Records with drawing code
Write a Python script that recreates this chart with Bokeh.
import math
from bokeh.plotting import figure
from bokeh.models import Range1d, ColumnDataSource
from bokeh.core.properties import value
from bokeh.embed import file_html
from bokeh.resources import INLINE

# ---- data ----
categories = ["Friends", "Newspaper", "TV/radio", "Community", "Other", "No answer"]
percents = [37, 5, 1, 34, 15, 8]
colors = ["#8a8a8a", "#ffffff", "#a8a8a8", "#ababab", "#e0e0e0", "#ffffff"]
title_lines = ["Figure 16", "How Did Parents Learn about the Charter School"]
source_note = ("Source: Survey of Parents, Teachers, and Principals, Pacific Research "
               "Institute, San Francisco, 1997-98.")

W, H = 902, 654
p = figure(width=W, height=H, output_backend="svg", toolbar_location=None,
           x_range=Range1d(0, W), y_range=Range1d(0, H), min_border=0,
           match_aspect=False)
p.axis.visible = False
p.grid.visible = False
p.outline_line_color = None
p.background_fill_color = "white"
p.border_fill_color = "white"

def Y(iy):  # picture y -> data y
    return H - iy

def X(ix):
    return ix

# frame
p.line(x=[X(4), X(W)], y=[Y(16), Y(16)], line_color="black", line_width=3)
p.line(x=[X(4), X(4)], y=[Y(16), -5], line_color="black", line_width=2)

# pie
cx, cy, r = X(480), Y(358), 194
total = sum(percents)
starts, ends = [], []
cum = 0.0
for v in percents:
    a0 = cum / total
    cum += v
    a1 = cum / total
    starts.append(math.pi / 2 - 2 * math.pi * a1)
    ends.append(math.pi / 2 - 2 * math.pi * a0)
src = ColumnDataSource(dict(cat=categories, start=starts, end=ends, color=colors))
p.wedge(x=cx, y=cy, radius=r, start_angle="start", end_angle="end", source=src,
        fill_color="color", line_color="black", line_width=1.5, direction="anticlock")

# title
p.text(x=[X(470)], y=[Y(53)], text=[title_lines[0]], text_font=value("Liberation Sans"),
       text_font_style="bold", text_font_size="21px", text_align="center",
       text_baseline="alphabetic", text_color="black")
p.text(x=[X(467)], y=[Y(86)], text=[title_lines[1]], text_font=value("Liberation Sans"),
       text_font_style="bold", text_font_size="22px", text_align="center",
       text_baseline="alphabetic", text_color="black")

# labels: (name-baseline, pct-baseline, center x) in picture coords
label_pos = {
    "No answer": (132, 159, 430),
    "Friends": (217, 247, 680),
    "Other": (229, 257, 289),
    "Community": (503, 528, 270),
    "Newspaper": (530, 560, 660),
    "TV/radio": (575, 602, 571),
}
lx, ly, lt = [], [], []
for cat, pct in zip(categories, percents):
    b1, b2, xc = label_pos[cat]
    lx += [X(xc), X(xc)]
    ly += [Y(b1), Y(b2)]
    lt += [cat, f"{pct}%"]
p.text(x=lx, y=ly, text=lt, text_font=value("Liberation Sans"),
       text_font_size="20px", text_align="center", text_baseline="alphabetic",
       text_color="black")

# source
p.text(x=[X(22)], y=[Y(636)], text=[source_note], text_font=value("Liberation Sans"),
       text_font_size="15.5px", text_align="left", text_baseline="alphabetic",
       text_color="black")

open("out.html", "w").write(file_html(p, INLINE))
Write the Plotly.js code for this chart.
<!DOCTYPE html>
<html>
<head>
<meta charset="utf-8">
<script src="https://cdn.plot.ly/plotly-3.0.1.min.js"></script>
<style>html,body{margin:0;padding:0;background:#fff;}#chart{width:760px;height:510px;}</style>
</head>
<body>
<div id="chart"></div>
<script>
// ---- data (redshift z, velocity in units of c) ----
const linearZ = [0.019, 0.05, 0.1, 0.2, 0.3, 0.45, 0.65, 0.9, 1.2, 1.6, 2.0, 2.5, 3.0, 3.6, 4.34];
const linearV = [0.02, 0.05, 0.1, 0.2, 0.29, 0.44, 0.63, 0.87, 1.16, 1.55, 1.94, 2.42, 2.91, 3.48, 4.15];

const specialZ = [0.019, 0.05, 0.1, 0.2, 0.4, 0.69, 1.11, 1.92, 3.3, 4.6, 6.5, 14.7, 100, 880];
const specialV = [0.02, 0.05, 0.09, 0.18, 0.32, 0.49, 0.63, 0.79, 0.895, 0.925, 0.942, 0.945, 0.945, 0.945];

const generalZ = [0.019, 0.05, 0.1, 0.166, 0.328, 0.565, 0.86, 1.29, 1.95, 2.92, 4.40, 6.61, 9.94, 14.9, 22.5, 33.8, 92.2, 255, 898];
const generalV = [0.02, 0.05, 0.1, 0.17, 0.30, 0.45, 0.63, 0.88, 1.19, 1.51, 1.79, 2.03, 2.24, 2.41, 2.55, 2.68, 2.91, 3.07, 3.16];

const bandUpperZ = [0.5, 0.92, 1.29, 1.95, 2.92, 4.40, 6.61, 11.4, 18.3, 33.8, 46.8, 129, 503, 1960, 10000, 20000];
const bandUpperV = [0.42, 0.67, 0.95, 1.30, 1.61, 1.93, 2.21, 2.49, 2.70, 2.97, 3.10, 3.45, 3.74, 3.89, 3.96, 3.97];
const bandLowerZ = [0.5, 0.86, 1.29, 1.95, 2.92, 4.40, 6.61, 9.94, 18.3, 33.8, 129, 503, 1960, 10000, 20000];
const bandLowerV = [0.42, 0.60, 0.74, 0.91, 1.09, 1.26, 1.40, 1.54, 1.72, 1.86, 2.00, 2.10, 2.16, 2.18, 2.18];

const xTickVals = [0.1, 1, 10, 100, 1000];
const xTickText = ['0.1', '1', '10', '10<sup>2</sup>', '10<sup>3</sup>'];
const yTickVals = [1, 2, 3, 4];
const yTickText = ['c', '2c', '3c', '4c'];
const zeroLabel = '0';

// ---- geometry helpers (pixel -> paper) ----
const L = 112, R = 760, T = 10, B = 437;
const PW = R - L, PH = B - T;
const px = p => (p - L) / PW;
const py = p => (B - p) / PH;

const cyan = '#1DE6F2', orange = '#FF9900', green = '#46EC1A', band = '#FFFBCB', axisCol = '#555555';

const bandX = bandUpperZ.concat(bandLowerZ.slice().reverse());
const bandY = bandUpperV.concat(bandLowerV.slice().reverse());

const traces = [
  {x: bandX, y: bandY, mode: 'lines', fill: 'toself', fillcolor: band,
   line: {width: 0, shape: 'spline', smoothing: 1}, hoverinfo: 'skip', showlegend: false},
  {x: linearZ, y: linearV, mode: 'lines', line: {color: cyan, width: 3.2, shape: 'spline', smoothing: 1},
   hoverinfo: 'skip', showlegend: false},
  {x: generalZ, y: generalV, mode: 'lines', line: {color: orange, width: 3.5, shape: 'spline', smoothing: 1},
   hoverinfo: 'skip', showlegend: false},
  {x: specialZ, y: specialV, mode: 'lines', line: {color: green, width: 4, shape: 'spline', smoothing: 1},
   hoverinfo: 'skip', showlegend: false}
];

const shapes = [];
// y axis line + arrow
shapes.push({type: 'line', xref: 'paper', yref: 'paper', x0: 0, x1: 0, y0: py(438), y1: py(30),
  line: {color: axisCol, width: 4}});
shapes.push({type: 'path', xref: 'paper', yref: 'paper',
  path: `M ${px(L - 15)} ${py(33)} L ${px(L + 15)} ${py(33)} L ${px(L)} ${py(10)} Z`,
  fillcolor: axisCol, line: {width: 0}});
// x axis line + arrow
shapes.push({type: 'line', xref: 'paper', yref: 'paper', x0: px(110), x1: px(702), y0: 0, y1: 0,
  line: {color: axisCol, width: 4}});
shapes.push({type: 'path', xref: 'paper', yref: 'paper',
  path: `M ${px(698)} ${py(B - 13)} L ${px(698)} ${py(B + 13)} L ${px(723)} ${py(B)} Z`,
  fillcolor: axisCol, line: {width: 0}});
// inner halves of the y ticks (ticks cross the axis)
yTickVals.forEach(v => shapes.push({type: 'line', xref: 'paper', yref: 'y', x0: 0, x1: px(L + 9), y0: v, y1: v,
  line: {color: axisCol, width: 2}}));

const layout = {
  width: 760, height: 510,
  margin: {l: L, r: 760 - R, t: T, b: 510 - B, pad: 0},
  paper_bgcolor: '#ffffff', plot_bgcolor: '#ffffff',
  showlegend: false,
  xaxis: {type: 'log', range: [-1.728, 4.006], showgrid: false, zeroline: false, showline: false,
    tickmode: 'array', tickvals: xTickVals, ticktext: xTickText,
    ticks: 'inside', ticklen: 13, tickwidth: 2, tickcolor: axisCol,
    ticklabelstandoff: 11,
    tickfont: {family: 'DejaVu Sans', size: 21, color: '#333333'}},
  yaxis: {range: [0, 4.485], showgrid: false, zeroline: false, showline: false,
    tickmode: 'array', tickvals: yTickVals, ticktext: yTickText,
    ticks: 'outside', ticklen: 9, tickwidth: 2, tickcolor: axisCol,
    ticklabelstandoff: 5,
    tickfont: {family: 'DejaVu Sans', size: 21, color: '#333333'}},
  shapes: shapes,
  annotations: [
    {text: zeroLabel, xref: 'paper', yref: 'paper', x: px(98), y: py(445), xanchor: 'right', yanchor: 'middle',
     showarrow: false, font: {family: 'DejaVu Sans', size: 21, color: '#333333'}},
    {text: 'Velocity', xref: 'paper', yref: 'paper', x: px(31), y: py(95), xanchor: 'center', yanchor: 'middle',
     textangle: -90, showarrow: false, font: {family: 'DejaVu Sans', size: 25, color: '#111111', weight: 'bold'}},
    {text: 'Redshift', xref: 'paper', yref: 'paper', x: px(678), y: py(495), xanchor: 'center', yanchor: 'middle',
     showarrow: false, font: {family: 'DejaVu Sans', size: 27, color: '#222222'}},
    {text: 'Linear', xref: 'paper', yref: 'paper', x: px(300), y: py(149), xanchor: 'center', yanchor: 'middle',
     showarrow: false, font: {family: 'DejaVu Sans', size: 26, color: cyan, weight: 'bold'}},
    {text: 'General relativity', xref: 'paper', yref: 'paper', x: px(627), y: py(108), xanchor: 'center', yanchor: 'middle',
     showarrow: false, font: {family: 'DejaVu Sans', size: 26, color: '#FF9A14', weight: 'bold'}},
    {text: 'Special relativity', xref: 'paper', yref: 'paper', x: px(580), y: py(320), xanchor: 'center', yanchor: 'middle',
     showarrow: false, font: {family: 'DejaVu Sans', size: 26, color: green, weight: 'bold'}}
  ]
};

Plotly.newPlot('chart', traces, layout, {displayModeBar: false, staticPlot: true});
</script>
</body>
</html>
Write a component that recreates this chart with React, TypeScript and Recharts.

- **SET PROBLEM**: Copy out each line of the data where the string "that" appears.

- **COMPLETE RESPONSE**:
Write a Python script that recreates this chart with Bokeh.
Write a component that recreates this chart with React, TypeScript and Recharts.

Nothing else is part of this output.